Knowing that for any set of real numbers $x,y,z$, such that $x+y+z = 1$ the inequality $x^2+y^2+z^2 \ge \frac{1}{3}$ holds.

Cauchy- Schwarz works: $$x^2+y^2+z^2=\frac{1}{3}(1^2+1^2+1^2)(x^2+y^2+z^2)\geq\frac{1}{3}(x+y+z)^2=\frac{1}{3}$$

$x^2+y^2+z^2$ only depends on the squared distance of $(x,y,z)$ from the origin and the constraint $x+y+z=1$ tells us that $(x,y,z)$ lies in a affine plane. The problem is solved by finding the distance between such plane and the origin: since the plane is orthogonal to the line $x=y=z$,

$$ \min_{x+y+z=1}x^2+y^2+z^2 = \left(\frac{1}{3}\right)^2+\left(\frac{1}{3}\right)^2+\left(\frac{1}{3}\right)^2 = \frac{1}{3}$$ and we are done.

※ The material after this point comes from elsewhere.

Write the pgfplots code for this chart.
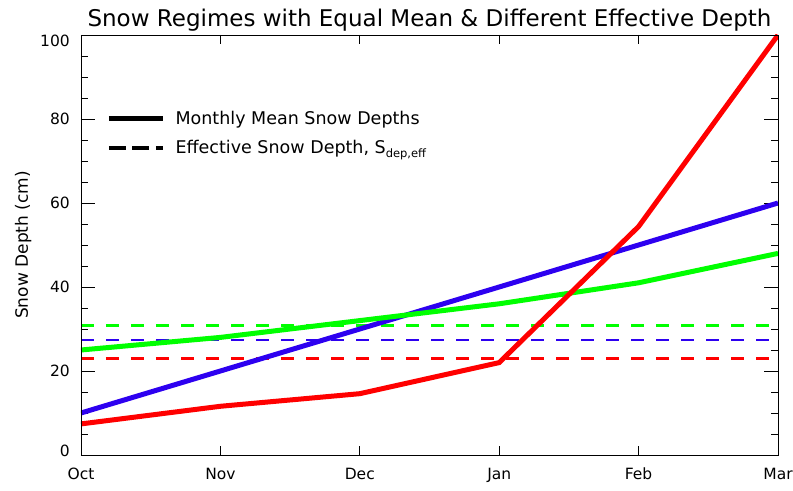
\documentclass[border=0pt]{standalone}
\usepackage{fontspec}
\setmainfont{DejaVu Sans}
\usepackage{pgfplots}
\pgfplotsset{compat=1.18}
\definecolor{cred}{RGB}{255,0,0}
\definecolor{cgreen}{RGB}{0,255,0}
\definecolor{cblue}{RGB}{45,0,240}
\begin{document}
\begin{tikzpicture}
\useasboundingbox (-81bp,-36bp) rectangle (712bp,455bp);
\begin{axis}[
  scale only axis, width=697bp, height=420bp,
  xmin=0, xmax=5, ymin=0, ymax=100,
  xtick=\empty,
  ytick={0,20,...,100}, minor y tick num=3,
  tick align=inside,
  major tick length=14bp, minor tick length=7bp,
  axis line style={line width=0.8bp},
  every tick/.style={black, line width=0.8bp},
  ticklabel style={font=\fontsize{15.5bp}{18bp}\selectfont, inner sep=0pt},
  yticklabel style={/utils/exec={\ifnum\ticknum=5 \pgfkeysalso{/tikz/yshift=-6bp}\fi\ifnum\ticknum=0 \pgfkeysalso{/tikz/yshift=4bp}\fi}},
  /pgf/number format/assume math mode=true,
  yticklabel shift=11bp,
  title={Snow Regimes with Equal Mean \& Different Effective Depth},
  every axis title/.style={at={([yshift=8bp]rel axis cs:0.5,1)}, anchor=base, inner sep=0pt, font=\fontsize{23bp}{26bp}\selectfont},
  ylabel={Snow Depth (cm)},
  every axis y label/.style={at={([xshift=-53bp]rel axis cs:0,0.5)}, rotate=90, anchor=base, inner sep=0pt, font=\fontsize{17bp}{20bp}\selectfont},
  legend style={at={(rel axis cs:0.036,0.766)}, anchor=west, draw=none, fill=none, inner sep=0pt, outer sep=0pt,
    font=\fontsize{17.5bp}{20bp}\selectfont, row sep=14.5bp,
    nodes={inner sep=0pt, text height=13bp, text depth=2bp},
    /tikz/every odd column/.append style={column sep=10bp}},
  legend cell align=left,
  legend image code/.code={\draw[#1] (0bp,0bp) -- (54bp,0bp);},
]
\addlegendimage{black, line width=5.5bp}
\addlegendentry{Monthly Mean Snow Depths}
\addlegendimage{black, line width=4bp, dash pattern=on 17bp off 6.5bp}
\addlegendentry{Effective Snow Depth, S\raisebox{-4bp}{\fontsize{11.5bp}{11bp}\selectfont dep,eff}}

% effective depths (dashed)
\addplot[forget plot, cgreen, line width=2.6bp, dash pattern=on 13bp off 12bp] coordinates {(0,30.8) (5,30.8)};
\addplot[forget plot, cblue, line width=2.6bp, dash pattern=on 13bp off 12bp] coordinates {(0,27.4) (5,27.4)};
\addplot[forget plot, cred, line width=2.6bp, dash pattern=on 13bp off 12bp] coordinates {(0,23.0) (5,23.0)};
% monthly means
\addplot[forget plot, cblue, line width=5bp] coordinates {(0,10) (1,20) (2,30) (3,40) (4,50) (5,60)};
\addplot[forget plot, cgreen, line width=5bp] coordinates {(0,25) (1,28) (2,32) (3,36) (4,41) (5,48)};
\addplot[forget plot, cred, line width=5bp] coordinates {(0,7.4) (1,11.6) (2,14.6) (3,22) (4,54.4) (5,100)};
\end{axis}
\begin{axis}[
  scale only axis, width=697bp, height=420bp,
  xmin=0, xmax=5, ymin=0, ymax=100,
  xtick={0,...,5}, xticklabels={Oct,Nov,Dec,Jan,Feb,Mar}, ytick=\empty,
  tick align=inside, major tick length=9bp,
  axis line style={line width=0.8bp},
  every tick/.style={black, line width=0.8bp},
  ticklabel style={font=\fontsize{15.5bp}{18bp}\selectfont, inner sep=0pt},
  xticklabel shift=13bp,
]
\end{axis}
\end{tikzpicture}
\end{document}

This is not a proof in itself, but if you've studied statistics, then you've seen a proof that

$$0\le V(X)=E(X^2)-E(X)^2$$

If we now consider a random variable $X$ with three equally likely values, $X=x,y$, and $z$, then we have

$$E(X)={x+y+z\over3}\qquad\text{and}\qquad E(X^2)={x^2+y^2+z^2\over3}$$

If, in addition, we assume $x+y+z=1$, then we have $E(X)={1\over3}$, which implies $E(X^2)\ge\left(1\over3\right)^2={1\over9}$, or $x^2+y^2+z^2\ge{1\over3}$.